* OBJECTIVE
Return the material word for word. Do not include the pictures.

--- --- ---

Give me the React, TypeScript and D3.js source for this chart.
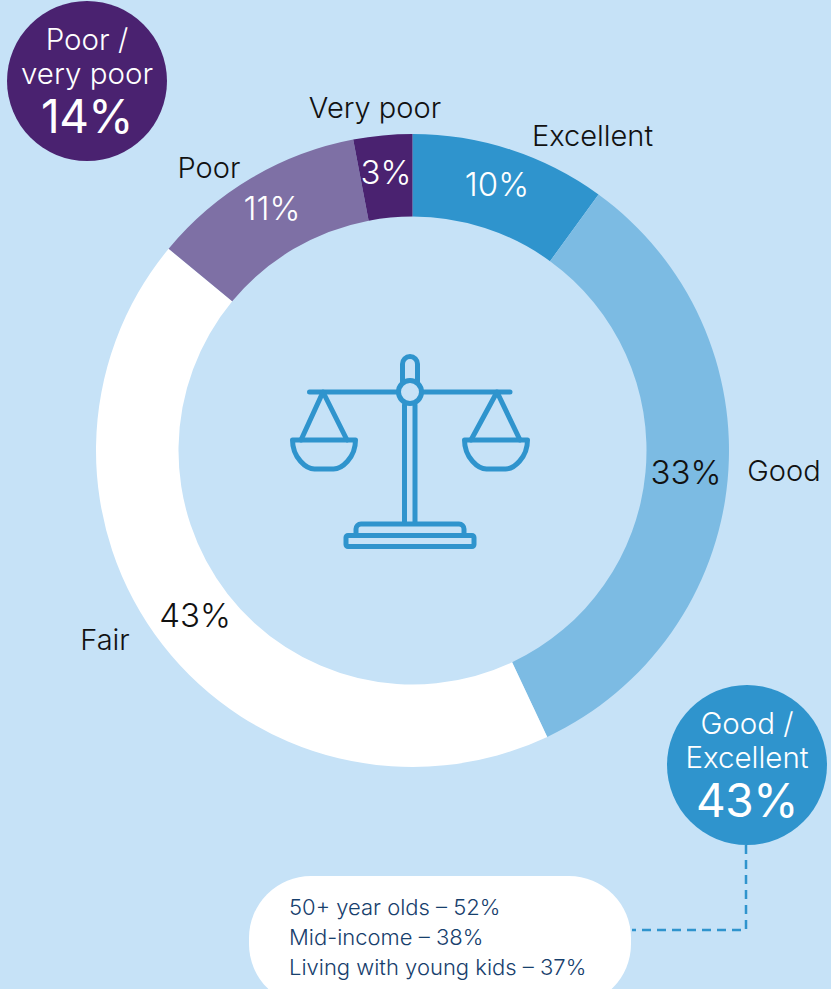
import React from "react";
import * as d3 from "d3";

const categories = ["Excellent", "Good", "Fair", "Poor", "Very poor"];
const shares = [10, 33, 43, 11, 3];
const sliceColors = ["#2f94cd", "#7cbbe3", "#ffffff", "#7e70a5", "#4a2270"];
const valueColors = ["#ffffff", "#111111", "#111111", "#ffffff", "#ffffff"];
const subgroupLines = ["50+ year olds – 52%", "Mid-income – 38%", "Living with young kids – 37%"];

const W = 831, H = 989;
const cx = 412.5, cy = 450.5, R = 316.5, r = 234;
const FONT = "Inter, Lato, 'Noto Sans', sans-serif";
const BG = "#c6e2f7", BLUE = "#2f94cd", PURPLE = "#4a2270";

// label anchor points, keyed by category
const namePos: Record<string, [number, number]> = {
  Excellent: [592.5, 146], Good: [784, 481], Fair: [105, 650], Poor: [209, 178], "Very poor": [375, 118],
};
const valuePos: Record<string, [number, number]> = {
  Excellent: [497, 196], Good: [686, 484], Fair: [195, 627], Poor: [272, 220], "Very poor": [386, 184],
};

function Bubble({ x, y, lines, value, bg }: { x: number; y: number; lines: string[]; value: string; bg: string }) {
  return (
    <g textAnchor="middle" fill="#fff">
      <circle cx={x} cy={y} r={80} fill={bg} />
      <text x={x} y={y - 31} fontSize={29.5} fontWeight={300}>{lines[0]}</text>
      <text x={x} y={y + 3} fontSize={29.5} fontWeight={300}>{lines[1]}</text>
      <text x={x} y={y + 52} fontSize={46} fontWeight={400} letterSpacing={-0.5}>{value}</text>
    </g>
  );
}

function Scales() {
  const bowl = (a: number, b: number) => `M${a} 440H${b}C${b} 458 ${b - 14} 469 ${b - 22} 469H${a + 22}C${a + 14} 469 ${a} 458 ${a} 440Z`;
  return (
    <g fill="none" stroke={BLUE} strokeWidth={5} strokeLinejoin="round" strokeLinecap="round">
      <path d="M309.5 392H398M422 392H510" />
      <path d="M402.5 382V364a7.5 7.5 0 0 1 15 0V382" />
      <circle cx={410} cy={392} r={11.5} />
      <path d="M404.5 405V522M415 405V522" />
      <path d="M301 440L323 392L347 440M471 440L497 392L520 440" />
      <path d={bowl(292.5, 355.5)} />
      <path d={bowl(464.5, 527.5)} />
      <path d="M356 533V529a5 5 0 0 1 5-5H459a5 5 0 0 1 5 5V533" />
      <rect x={346} y={535.5} width={128} height={11} rx={2} />
    </g>
  );
}

export default function App() {
  const pie = d3.pie<number>().sort(null).value((d) => d)(shares);
  const arc = d3.arc<d3.PieArcDatum<number>>().innerRadius(r).outerRadius(R);
  return (
    <svg width={W} height={H} viewBox={`0 0 ${W} ${H}`} fontFamily={FONT}
      style={{ position: "absolute", left: 0, top: 0, display: "block", background: BG }}>
      <g transform={`translate(${cx},${cy})`}>
        {pie.map((p, i) => <path key={categories[i]} d={arc(p) ?? ""} fill={sliceColors[i]} />)}
      </g>
      {categories.map((c, i) => (
        <g key={c} textAnchor="middle" fontWeight={300}>
          <text x={namePos[c][0]} y={namePos[c][1]} fontSize={29} fill="#111">{c}</text>
          <text x={valuePos[c][0]} y={valuePos[c][1]} fontSize={33} fill={valueColors[i]}>{shares[i]}%</text>
        </g>
      ))}
      <Scales />
      <Bubble x={87} y={81} bg={PURPLE} lines={["Poor /", "very poor"]} value="14%" />
      <Bubble x={747} y={765} bg={BLUE} lines={["Good /", "Excellent"]} value="43%" />
      <path d="M746 845V930H632" fill="none" stroke={BLUE} strokeWidth={2.5} strokeDasharray="9 6" />
      <rect x={249} y={876} width={382} height={130} rx={62} fill="#fff" />
      {subgroupLines.map((t, i) => (
        <text key={t} x={289} y={915 + i * 30} fontSize={22} fontWeight={300} fill="#17406d">{t}</text>
      ))}
    </svg>
  );
}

--- --- ---

* SOLVED EXERCISE
Give me the React, TypeScript and D3.js source for this chart.
import React from "react";
import * as d3 from "d3";

const categories = ["Excellent", "Good", "Fair", "Poor", "Very poor"];
const shares = [10, 33, 43, 11, 3];
const sliceColors = ["#2f94cd", "#7cbbe3", "#ffffff", "#7e70a5", "#4a2270"];
const valueColors = ["#ffffff", "#111111", "#111111", "#ffffff", "#ffffff"];
const subgroupLines = ["50+ year olds – 52%", "Mid-income – 38%", "Living with young kids – 37%"];

const W = 831, H = 989;
const cx = 412.5, cy = 450.5, R = 316.5, r = 234;
const FONT = "Inter, Lato, 'Noto Sans', sans-serif";
const BG = "#c6e2f7", BLUE = "#2f94cd", PURPLE = "#4a2270";

// label anchor points, keyed by category
const namePos: Record<string, [number, number]> = {
  Excellent: [592.5, 146], Good: [784, 481], Fair: [105, 650], Poor: [209, 178], "Very poor": [375, 118],
};
const valuePos: Record<string, [number, number]> = {
  Excellent: [497, 196], Good: [686, 484], Fair: [195, 627], Poor: [272, 220], "Very poor": [386, 184],
};

function Bubble({ x, y, lines, value, bg }: { x: number; y: number; lines: string[]; value: string; bg: string }) {
  return (
    <g textAnchor="middle" fill="#fff">
      <circle cx={x} cy={y} r={80} fill={bg} />
      <text x={x} y={y - 31} fontSize={29.5} fontWeight={300}>{lines[0]}</text>
      <text x={x} y={y + 3} fontSize={29.5} fontWeight={300}>{lines[1]}</text>
      <text x={x} y={y + 52} fontSize={46} fontWeight={400} letterSpacing={-0.5}>{value}</text>
    </g>
  );
}

function Scales() {
  const bowl = (a: number, b: number) => `M${a} 440H${b}C${b} 458 ${b - 14} 469 ${b - 22} 469H${a + 22}C${a + 14} 469 ${a} 458 ${a} 440Z`;
  return (
    <g fill="none" stroke={BLUE} strokeWidth={5} strokeLinejoin="round" strokeLinecap="round">
      <path d="M309.5 392H398M422 392H510" />
      <path d="M402.5 382V364a7.5 7.5 0 0 1 15 0V382" />
      <circle cx={410} cy={392} r={11.5} />
      <path d="M404.5 405V522M415 405V522" />
      <path d="M301 440L323 392L347 440M471 440L497 392L520 440" />
      <path d={bowl(292.5, 355.5)} />
      <path d={bowl(464.5, 527.5)} />
      <path d="M356 533V529a5 5 0 0 1 5-5H459a5 5 0 0 1 5 5V533" />
      <rect x={346} y={535.5} width={128} height={11} rx={2} />
    </g>
  );
}

export default function App() {
  const pie = d3.pie<number>().sort(null).value((d) => d)(shares);
  const arc = d3.arc<d3.PieArcDatum<number>>().innerRadius(r).outerRadius(R);
  return (
    <svg width={W} height={H} viewBox={`0 0 ${W} ${H}`} fontFamily={FONT}
      style={{ position: "absolute", left: 0, top: 0, display: "block", background: BG }}>
      <g transform={`translate(${cx},${cy})`}>
        {pie.map((p, i) => <path key={categories[i]} d={arc(p) ?? ""} fill={sliceColors[i]} />)}
      </g>
      {categories.map((c, i) => (
        <g key={c} textAnchor="middle" fontWeight={300}>
          <text x={namePos[c][0]} y={namePos[c][1]} fontSize={29} fill="#111">{c}</text>
          <text x={valuePos[c][0]} y={valuePos[c][1]} fontSize={33} fill={valueColors[i]}>{shares[i]}%</text>
        </g>
      ))}
      <Scales />
      <Bubble x={87} y={81} bg={PURPLE} lines={["Poor /", "very poor"]} value="14%" />
      <Bubble x={747} y={765} bg={BLUE} lines={["Good /", "Excellent"]} value="43%" />
      <path d="M746 845V930H632" fill="none" stroke={BLUE} strokeWidth={2.5} strokeDasharray="9 6" />
      <rect x={249} y={876} width={382} height={130} rx={62} fill="#fff" />
      {subgroupLines.map((t, i) => (
        <text key={t} x={289} y={915 + i * 30} fontSize={22} fontWeight={300} fill="#17406d">{t}</text>
      ))}
    </svg>
  );
}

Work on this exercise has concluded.